• **What you are asked to do**
Print the material below exactly as it stands, please, from its first line to the line holding "import plotly.graph_objects as go", with no pictures.
━━━ Data block
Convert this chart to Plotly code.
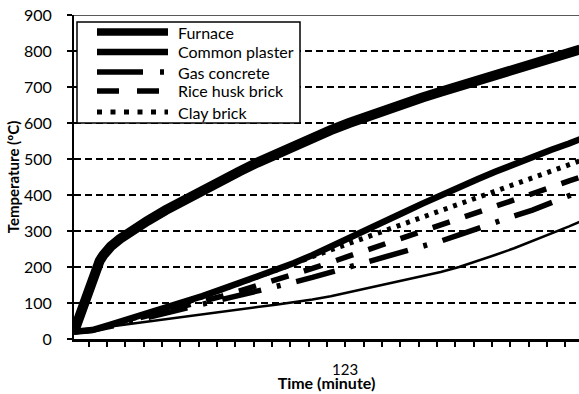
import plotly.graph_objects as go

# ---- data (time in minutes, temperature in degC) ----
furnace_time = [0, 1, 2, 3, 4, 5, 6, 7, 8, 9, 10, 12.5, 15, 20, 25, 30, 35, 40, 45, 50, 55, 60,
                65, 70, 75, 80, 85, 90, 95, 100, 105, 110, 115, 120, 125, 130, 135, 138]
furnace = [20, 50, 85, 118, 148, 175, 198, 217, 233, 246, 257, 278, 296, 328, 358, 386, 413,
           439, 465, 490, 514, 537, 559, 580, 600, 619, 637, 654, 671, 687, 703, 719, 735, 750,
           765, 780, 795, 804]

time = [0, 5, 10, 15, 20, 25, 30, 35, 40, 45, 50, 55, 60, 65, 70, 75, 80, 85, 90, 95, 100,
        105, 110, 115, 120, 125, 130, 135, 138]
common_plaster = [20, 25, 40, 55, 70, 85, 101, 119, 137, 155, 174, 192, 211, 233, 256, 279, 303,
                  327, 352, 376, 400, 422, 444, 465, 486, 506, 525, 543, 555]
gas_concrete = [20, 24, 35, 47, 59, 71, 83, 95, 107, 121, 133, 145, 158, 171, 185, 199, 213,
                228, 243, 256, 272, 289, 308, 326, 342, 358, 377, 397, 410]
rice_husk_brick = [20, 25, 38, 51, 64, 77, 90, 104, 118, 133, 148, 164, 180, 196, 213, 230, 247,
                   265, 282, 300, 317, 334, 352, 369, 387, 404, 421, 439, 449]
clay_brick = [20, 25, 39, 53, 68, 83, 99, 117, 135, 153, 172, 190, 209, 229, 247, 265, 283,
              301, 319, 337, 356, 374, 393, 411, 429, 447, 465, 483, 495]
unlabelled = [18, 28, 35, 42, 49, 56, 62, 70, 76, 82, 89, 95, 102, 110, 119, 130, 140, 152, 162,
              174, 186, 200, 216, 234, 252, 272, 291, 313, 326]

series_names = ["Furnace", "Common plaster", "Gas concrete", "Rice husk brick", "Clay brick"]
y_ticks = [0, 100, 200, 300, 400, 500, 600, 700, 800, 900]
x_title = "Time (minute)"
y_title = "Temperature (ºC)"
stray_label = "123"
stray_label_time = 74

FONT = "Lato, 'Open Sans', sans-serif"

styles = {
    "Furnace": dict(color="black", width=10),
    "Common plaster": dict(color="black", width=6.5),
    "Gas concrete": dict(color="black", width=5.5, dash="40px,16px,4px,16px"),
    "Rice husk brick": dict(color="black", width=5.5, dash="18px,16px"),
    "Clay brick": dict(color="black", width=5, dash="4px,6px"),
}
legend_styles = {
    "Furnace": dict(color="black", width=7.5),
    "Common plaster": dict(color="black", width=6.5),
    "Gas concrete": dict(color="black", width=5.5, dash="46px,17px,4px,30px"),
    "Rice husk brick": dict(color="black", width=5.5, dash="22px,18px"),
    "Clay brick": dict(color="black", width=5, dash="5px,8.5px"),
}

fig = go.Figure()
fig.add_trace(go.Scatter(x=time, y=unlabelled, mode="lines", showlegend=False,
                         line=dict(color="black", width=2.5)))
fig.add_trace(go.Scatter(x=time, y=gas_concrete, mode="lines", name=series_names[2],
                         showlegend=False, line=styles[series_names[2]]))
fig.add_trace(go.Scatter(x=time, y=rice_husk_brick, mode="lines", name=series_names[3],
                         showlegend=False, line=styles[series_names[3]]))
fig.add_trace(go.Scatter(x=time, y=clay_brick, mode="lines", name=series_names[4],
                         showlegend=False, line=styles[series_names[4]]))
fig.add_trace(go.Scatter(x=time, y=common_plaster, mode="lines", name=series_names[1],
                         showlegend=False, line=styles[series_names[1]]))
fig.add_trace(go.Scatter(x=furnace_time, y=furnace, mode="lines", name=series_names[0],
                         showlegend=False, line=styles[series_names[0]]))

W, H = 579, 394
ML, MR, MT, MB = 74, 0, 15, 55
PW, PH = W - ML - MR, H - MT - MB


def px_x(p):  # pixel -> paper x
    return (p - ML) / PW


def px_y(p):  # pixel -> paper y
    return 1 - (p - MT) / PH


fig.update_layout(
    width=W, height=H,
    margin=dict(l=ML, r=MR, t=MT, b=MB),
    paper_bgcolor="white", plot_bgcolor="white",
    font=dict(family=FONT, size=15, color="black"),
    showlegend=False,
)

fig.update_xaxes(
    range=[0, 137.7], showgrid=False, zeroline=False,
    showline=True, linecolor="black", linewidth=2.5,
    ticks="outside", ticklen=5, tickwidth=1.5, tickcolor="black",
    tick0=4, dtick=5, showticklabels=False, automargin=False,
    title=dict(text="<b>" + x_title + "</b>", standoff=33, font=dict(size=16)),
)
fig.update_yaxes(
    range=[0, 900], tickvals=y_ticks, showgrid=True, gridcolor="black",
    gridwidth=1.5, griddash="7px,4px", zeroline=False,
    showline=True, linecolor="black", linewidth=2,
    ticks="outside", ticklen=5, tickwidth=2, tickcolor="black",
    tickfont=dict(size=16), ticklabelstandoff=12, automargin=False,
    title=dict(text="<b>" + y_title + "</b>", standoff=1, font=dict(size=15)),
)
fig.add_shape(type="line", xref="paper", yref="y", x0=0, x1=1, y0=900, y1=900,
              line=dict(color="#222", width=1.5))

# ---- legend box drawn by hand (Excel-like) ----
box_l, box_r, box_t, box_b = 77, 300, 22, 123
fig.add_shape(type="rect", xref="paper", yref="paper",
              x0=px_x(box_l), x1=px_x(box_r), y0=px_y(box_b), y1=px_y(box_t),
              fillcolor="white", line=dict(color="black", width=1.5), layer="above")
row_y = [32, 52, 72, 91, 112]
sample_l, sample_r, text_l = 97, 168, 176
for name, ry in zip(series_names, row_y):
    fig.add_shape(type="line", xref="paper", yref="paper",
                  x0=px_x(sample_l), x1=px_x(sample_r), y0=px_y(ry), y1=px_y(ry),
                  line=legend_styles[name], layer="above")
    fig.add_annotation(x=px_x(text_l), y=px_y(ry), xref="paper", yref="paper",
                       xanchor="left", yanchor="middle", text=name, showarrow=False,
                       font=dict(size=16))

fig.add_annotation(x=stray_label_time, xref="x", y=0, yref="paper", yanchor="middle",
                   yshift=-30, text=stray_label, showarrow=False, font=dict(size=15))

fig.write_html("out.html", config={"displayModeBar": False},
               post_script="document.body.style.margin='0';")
━━━━━━
• **Output for this exercise**
Convert this chart to Plotly code.
import plotly.graph_objects as go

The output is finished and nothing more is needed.